- Directions for this task
Repeat all of the material below exactly as written, images excluded.

- Data
%%

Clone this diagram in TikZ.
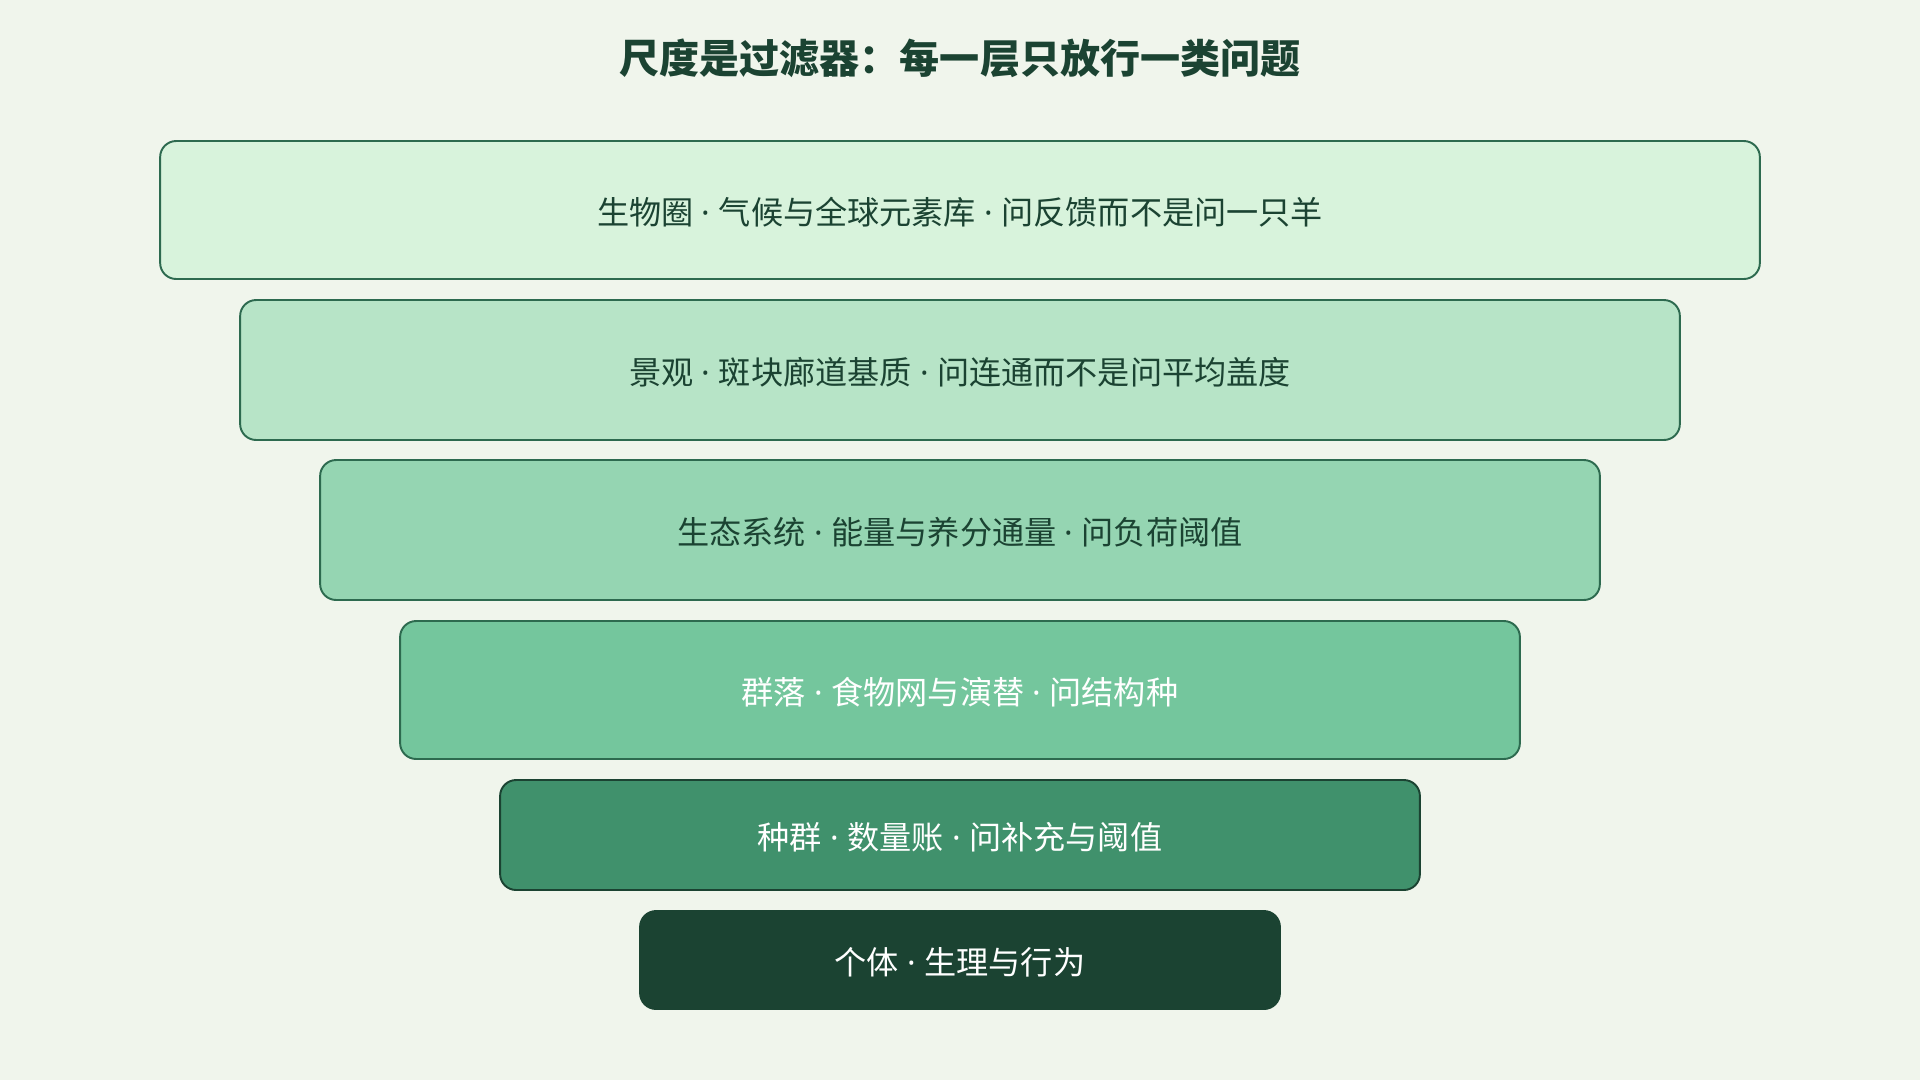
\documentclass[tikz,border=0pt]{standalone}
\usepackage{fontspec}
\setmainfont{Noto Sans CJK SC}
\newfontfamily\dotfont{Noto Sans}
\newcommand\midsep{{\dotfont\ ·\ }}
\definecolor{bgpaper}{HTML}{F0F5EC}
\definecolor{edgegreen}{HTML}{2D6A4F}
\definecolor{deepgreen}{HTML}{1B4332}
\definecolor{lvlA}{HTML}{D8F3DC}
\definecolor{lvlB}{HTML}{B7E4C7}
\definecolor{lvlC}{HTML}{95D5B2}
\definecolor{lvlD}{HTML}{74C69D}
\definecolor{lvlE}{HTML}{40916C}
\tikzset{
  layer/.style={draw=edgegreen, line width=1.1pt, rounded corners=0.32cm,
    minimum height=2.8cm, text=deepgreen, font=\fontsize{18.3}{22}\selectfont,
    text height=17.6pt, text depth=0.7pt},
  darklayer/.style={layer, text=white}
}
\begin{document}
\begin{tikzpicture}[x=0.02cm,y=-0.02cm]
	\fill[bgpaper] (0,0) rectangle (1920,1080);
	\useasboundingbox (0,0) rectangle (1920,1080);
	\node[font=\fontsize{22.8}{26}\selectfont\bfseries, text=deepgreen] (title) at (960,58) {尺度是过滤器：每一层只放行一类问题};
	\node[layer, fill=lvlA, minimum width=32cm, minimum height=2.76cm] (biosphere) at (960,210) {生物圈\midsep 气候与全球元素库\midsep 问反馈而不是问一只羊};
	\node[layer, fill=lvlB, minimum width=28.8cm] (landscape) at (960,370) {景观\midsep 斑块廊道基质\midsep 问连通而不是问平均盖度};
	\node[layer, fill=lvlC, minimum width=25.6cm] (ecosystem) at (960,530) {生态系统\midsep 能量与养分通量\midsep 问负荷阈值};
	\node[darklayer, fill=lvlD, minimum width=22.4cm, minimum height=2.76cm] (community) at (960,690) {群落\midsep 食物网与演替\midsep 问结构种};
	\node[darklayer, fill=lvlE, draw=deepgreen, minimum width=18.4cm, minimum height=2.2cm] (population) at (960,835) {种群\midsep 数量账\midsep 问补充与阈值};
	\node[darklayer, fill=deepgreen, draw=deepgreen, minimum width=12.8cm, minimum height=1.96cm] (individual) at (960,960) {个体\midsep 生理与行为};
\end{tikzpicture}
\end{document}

%%

- The response
Clone this diagram in TikZ.
\documentclass[tikz,border=0pt]{standalone}
\usepackage{fontspec}
\setmainfont{Noto Sans CJK SC}
\newfontfamily\dotfont{Noto Sans}
\newcommand\midsep{{\dotfont\ ·\ }}
\definecolor{bgpaper}{HTML}{F0F5EC}
\definecolor{edgegreen}{HTML}{2D6A4F}
\definecolor{deepgreen}{HTML}{1B4332}
\definecolor{lvlA}{HTML}{D8F3DC}
\definecolor{lvlB}{HTML}{B7E4C7}
\definecolor{lvlC}{HTML}{95D5B2}
\definecolor{lvlD}{HTML}{74C69D}
\definecolor{lvlE}{HTML}{40916C}
\tikzset{
  layer/.style={draw=edgegreen, line width=1.1pt, rounded corners=0.32cm,
    minimum height=2.8cm, text=deepgreen, font=\fontsize{18.3}{22}\selectfont,
    text height=17.6pt, text depth=0.7pt},
  darklayer/.style={layer, text=white}
}
\begin{document}
\begin{tikzpicture}[x=0.02cm,y=-0.02cm]
	\fill[bgpaper] (0,0) rectangle (1920,1080);
	\useasboundingbox (0,0) rectangle (1920,1080);
	\node[font=\fontsize{22.8}{26}\selectfont\bfseries, text=deepgreen] (title) at (960,58) {尺度是过滤器：每一层只放行一类问题};
	\node[layer, fill=lvlA, minimum width=32cm, minimum height=2.76cm] (biosphere) at (960,210) {生物圈\midsep 气候与全球元素库\midsep 问反馈而不是问一只羊};
	\node[layer, fill=lvlB, minimum width=28.8cm] (landscape) at (960,370) {景观\midsep 斑块廊道基质\midsep 问连通而不是问平均盖度};
	\node[layer, fill=lvlC, minimum width=25.6cm] (ecosystem) at (960,530) {生态系统\midsep 能量与养分通量\midsep 问负荷阈值};
	\node[darklayer, fill=lvlD, minimum width=22.4cm, minimum height=2.76cm] (community) at (960,690) {群落\midsep 食物网与演替\midsep 问结构种};
	\node[darklayer, fill=lvlE, draw=deepgreen, minimum width=18.4cm, minimum height=2.2cm] (population) at (960,835) {种群\midsep 数量账\midsep 问补充与阈值};
	\node[darklayer, fill=deepgreen, draw=deepgreen, minimum width=12.8cm, minimum height=1.96cm] (individual) at (960,960) {个体\midsep 生理与行为};
\end{tikzpicture}
\end{document}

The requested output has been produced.